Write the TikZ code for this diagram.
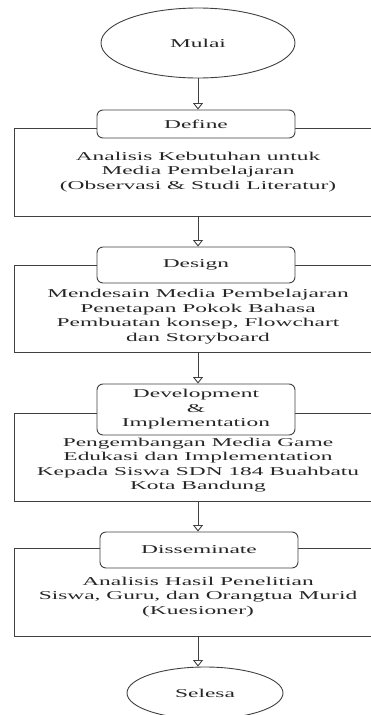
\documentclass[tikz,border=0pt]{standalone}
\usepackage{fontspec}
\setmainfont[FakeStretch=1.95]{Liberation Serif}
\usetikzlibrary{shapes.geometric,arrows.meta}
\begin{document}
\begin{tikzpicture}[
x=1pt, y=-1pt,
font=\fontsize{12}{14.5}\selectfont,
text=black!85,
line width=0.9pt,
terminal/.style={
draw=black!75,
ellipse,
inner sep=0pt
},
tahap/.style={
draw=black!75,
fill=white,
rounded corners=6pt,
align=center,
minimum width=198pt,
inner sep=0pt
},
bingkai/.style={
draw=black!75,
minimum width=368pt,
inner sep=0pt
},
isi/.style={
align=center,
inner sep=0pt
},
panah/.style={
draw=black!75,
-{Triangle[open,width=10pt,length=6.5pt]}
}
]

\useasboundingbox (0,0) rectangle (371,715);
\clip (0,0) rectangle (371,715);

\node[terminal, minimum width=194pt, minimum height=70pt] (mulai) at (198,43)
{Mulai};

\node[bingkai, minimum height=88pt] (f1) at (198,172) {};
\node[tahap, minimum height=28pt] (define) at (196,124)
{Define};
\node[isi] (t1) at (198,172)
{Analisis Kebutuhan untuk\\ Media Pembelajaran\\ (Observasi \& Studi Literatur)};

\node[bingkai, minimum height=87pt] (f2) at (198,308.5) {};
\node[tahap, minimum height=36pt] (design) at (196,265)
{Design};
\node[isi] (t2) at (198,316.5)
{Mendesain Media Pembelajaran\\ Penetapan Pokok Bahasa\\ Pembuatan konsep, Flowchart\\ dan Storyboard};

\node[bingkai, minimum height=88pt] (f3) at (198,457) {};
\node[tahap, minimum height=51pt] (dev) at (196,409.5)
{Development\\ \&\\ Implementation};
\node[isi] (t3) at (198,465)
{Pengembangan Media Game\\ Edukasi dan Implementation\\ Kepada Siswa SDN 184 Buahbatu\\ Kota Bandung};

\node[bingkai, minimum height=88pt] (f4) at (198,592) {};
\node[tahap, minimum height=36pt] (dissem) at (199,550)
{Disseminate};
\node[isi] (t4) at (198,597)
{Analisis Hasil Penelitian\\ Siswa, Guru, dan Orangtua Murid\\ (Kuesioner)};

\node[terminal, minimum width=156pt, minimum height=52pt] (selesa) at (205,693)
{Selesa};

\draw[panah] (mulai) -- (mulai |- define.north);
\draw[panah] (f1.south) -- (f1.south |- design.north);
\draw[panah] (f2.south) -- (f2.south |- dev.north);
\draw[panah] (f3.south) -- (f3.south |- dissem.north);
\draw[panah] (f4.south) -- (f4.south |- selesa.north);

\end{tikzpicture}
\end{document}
+++
## EXERCISE REQUIREMENTS
With the pictures left out, transcribe the material exactly.

## EXERCISE SOLUTION
Write the TikZ code for this diagram.
\documentclass[tikz,border=0pt]{standalone}
\usepackage{fontspec}
\setmainfont[FakeStretch=1.95]{Liberation Serif}
\usetikzlibrary{shapes.geometric,arrows.meta}
\begin{document}
\begin{tikzpicture}[
x=1pt, y=-1pt,
font=\fontsize{12}{14.5}\selectfont,
text=black!85,
line width=0.9pt,
terminal/.style={
draw=black!75,
ellipse,
inner sep=0pt
},
tahap/.style={
draw=black!75,
fill=white,
rounded corners=6pt,
align=center,
minimum width=198pt,
inner sep=0pt
},
bingkai/.style={
draw=black!75,
minimum width=368pt,
inner sep=0pt
},
isi/.style={
align=center,
inner sep=0pt
},
panah/.style={
draw=black!75,
-{Triangle[open,width=10pt,length=6.5pt]}
}
]

\useasboundingbox (0,0) rectangle (371,715);
\clip (0,0) rectangle (371,715);

\node[terminal, minimum width=194pt, minimum height=70pt] (mulai) at (198,43)
{Mulai};

\node[bingkai, minimum height=88pt] (f1) at (198,172) {};
\node[tahap, minimum height=28pt] (define) at (196,124)
{Define};
\node[isi] (t1) at (198,172)
{Analisis Kebutuhan untuk\\ Media Pembelajaran\\ (Observasi \& Studi Literatur)};

\node[bingkai, minimum height=87pt] (f2) at (198,308.5) {};
\node[tahap, minimum height=36pt] (design) at (196,265)
{Design};
\node[isi] (t2) at (198,316.5)
{Mendesain Media Pembelajaran\\ Penetapan Pokok Bahasa\\ Pembuatan konsep, Flowchart\\ dan Storyboard};

\node[bingkai, minimum height=88pt] (f3) at (198,457) {};
\node[tahap, minimum height=51pt] (dev) at (196,409.5)
{Development\\ \&\\ Implementation};
\node[isi] (t3) at (198,465)
{Pengembangan Media Game\\ Edukasi dan Implementation\\ Kepada Siswa SDN 184 Buahbatu\\ Kota Bandung};

\node[bingkai, minimum height=88pt] (f4) at (198,592) {};
\node[tahap, minimum height=36pt] (dissem) at (199,550)
{Disseminate};
\node[isi] (t4) at (198,597)
{Analisis Hasil Penelitian\\ Siswa, Guru, dan Orangtua Murid\\ (Kuesioner)};

\node[terminal, minimum width=156pt, minimum height=52pt] (selesa) at (205,693)
{Selesa};

\draw[panah] (mulai) -- (mulai |- define.north);
\draw[panah] (f1.south) -- (f1.south |- design.north);
\draw[panah] (f2.south) -- (f2.south |- dev.north);
\draw[panah] (f3.south) -- (f3.south |- dissem.north);
\draw[panah] (f4.south) -- (f4.south |- selesa.north);

\end{tikzpicture}
\end{document}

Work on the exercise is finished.